Earlier in November, USCIRF had reiterated its recommendations for the State Department’s 2021 designations, advocating that four nations be added to the CPC list (India, Russia, Syria, and Vietnam) and that 10 nations be added to the watchlist (Afghanistan, Algeria, Azerbaijan, Egypt, Indonesia, Iraq, Kazakhstan, Malaysia, Turkey, and Uzbekistan).

“For years, the Russian government has conducted a purge of ‘non-traditional’ religions, frequently labeling as ‘extremists’ and imprisoning peaceful Jehovah’s Witnesses, and readers of the moderate Islamic theologian Said Nursi,” USCIRF stated in a November fact sheet. “Russian courts continue to deliver harsher and more numerous prison sentences for Jehovah’s Witnesses seeking to practice their faith.”

“In addition, Russia has exported its repressive religious regime to the neighboring country of Ukraine,” stated USCIRF. “‘Authorities” in Russian-occupied Crimea and the Russian-backed Donbas commit widespread religious freedom abuses, including false charges of Islamist terrorism to imprison Crimean Tatars.”
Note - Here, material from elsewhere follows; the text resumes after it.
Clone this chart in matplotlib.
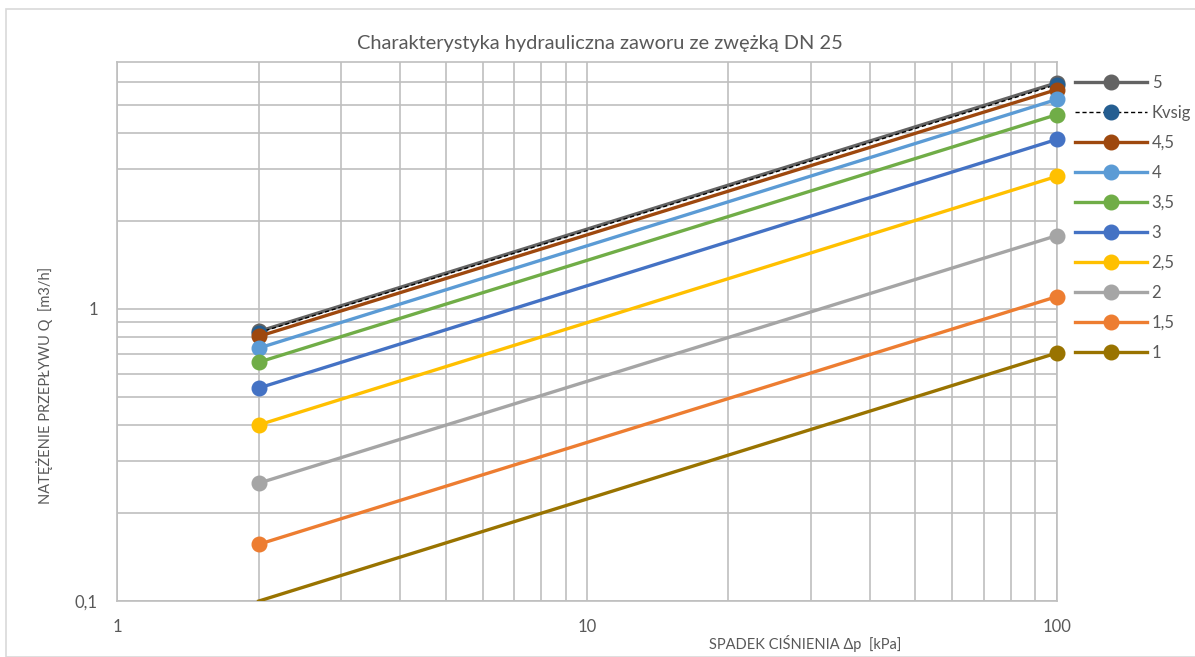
import matplotlib
matplotlib.use("Agg")
import matplotlib.pyplot as plt
from matplotlib.ticker import FixedLocator, FuncFormatter, NullFormatter
from matplotlib.patches import Rectangle
from matplotlib.lines import Line2D

plt.rcParams['font.family'] = ['Lato', 'DejaVu Sans']

dp = [2, 100]
labels = ["5", "Kvsig", "4,5", "4", "3,5", "3", "2,5", "2", "1,5", "1"]
q_5 = [0.836, 5.94]
q_kvsig = [0.828, 5.86]
q_45 = [0.804, 5.63]
q_4 = [0.733, 5.21]
q_35 = [0.656, 4.62]
q_3 = [0.535, 3.80]
q_25 = [0.400, 2.84]
q_2 = [0.2526, 1.78]
q_15 = [0.156, 1.10]
q_1 = [0.0997, 0.705]
series = [q_5, q_kvsig, q_45, q_4, q_35, q_3, q_25, q_2, q_15, q_1]
colors = ["#636363", "#255E91", "#9E480E", "#5B9BD5", "#70AD47",
          "#4472C4", "#FFC000", "#A5A5A5", "#ED7D31", "#997300"]

W, H = 1195, 657
fig = plt.figure(figsize=(W / 100, H / 100), dpi=100)
fig.patches.append(Rectangle((6 / W, 0), 2, (H - 9) / H, transform=fig.transFigure,
                             fill=False, edgecolor="#D9D9D9", linewidth=1.2))

l, r, t, b = 117.3, 1056.7, 62, 600.7
ax = fig.add_axes([l / W, (H - b) / H, (r - l) / W, (b - t) / H])
ax.set_xscale('log')
ax.set_yscale('log')
ymin, ymax = 0.1, 7
ax.set_xlim(1, 100)
ax.set_ylim(ymin, ymax)

grid_c = "#BFBFBF"
ax.xaxis.set_major_locator(FixedLocator([1, 10, 100]))
ax.yaxis.set_major_locator(FixedLocator([0.1, 1]))
ax.xaxis.set_minor_locator(FixedLocator([2, 3, 4, 5, 6, 7, 8, 9, 20, 30, 40, 50, 60, 70, 80, 90]))
ax.yaxis.set_minor_locator(FixedLocator([0.2, 0.3, 0.4, 0.5, 0.6, 0.7, 0.8, 0.9, 2, 3, 4, 5, 6]))
fmt = FuncFormatter(lambda v, p: ("%g" % v).replace(".", ","))
ax.xaxis.set_major_formatter(fmt)
ax.yaxis.set_major_formatter(fmt)
ax.xaxis.set_minor_formatter(NullFormatter())
ax.yaxis.set_minor_formatter(NullFormatter())
ax.grid(True, which='both', color=grid_c, linewidth=1.2)
ax.set_axisbelow(True)
for s in ax.spines.values():
    s.set_color(grid_c)
    s.set_linewidth(1.2)
ax.tick_params(which='both', length=0, colors="#595959", labelsize=12)
ax.tick_params(axis='x', pad=13)
ax.tick_params(axis='y', pad=14)

handles = []
z = 3.0
for lab, vals, c in zip(labels, series, colors):
    mx = [x for x, y in zip(dp, vals) if ymin <= y <= ymax]
    my = [y for y in vals if ymin <= y <= ymax]
    if lab == "Kvsig":
        ax.plot(dp, vals, color="black", linestyle=(0, (3, 2)), linewidth=1.0, zorder=z)
        ax.plot(mx, my, linestyle="none", marker='o', markersize=10.5, color=c, zorder=z,
                clip_on=False)
        h = Line2D([], [], color="black", linestyle=(0, (3, 2)), linewidth=1.0,
                   marker='o', markersize=10.5, markerfacecolor=c, markeredgecolor=c)
    else:
        ax.plot(dp, vals, color=c, linewidth=2.4, zorder=z)
        ax.plot(mx, my, linestyle="none", marker='o', markersize=10.5, color=c, zorder=z,
                clip_on=False)
        h = Line2D([], [], color=c, linewidth=2.4, marker='o', markersize=10.5)
    handles.append(h)
    z += 0.01

leg = fig.legend(handles, labels, loc='upper left',
                 bbox_to_anchor=(1075 / W, 1 - 75 / H), frameon=False,
                 handlelength=4.3, handletextpad=0.3, labelspacing=0.84,
                 fontsize=12, labelcolor="#595959", borderaxespad=0, borderpad=0)

fig.text(600 / W, 1 - 44 / H, "Charakterystyka hydrauliczna zaworu ze zwężką DN 25",
         ha='center', va='center', fontsize=14.4, color="#595959")
fig.text(805 / W, 1 - 643 / H, "SPADEK CIŚNIENIA Δp  [kPa]",
         ha='center', va='center', fontsize=10.5, color="#595959")
fig.text(45 / W, 1 - 385 / H, "NATĘŻENIE PRZEPŁYWU Q  [m3/h]",
         ha='center', va='center', rotation=90, fontsize=10.5, color="#595959")

fig.savefig("out.png", dpi=100)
CT has reported how Russia’s efforts to prevent terrorism have restricted the religious freedom of non-Orthodox faiths, especially Jehovah’s Witnesses and evangelical Christians, including most recently seminary shutdowns. Germany has offered asylum to Baptists fleeing fines for evangelism, while Russian evangelicals have wrestled with whether to defend Jehovah’s Witnesses after the pacifist faith was banned as extremist.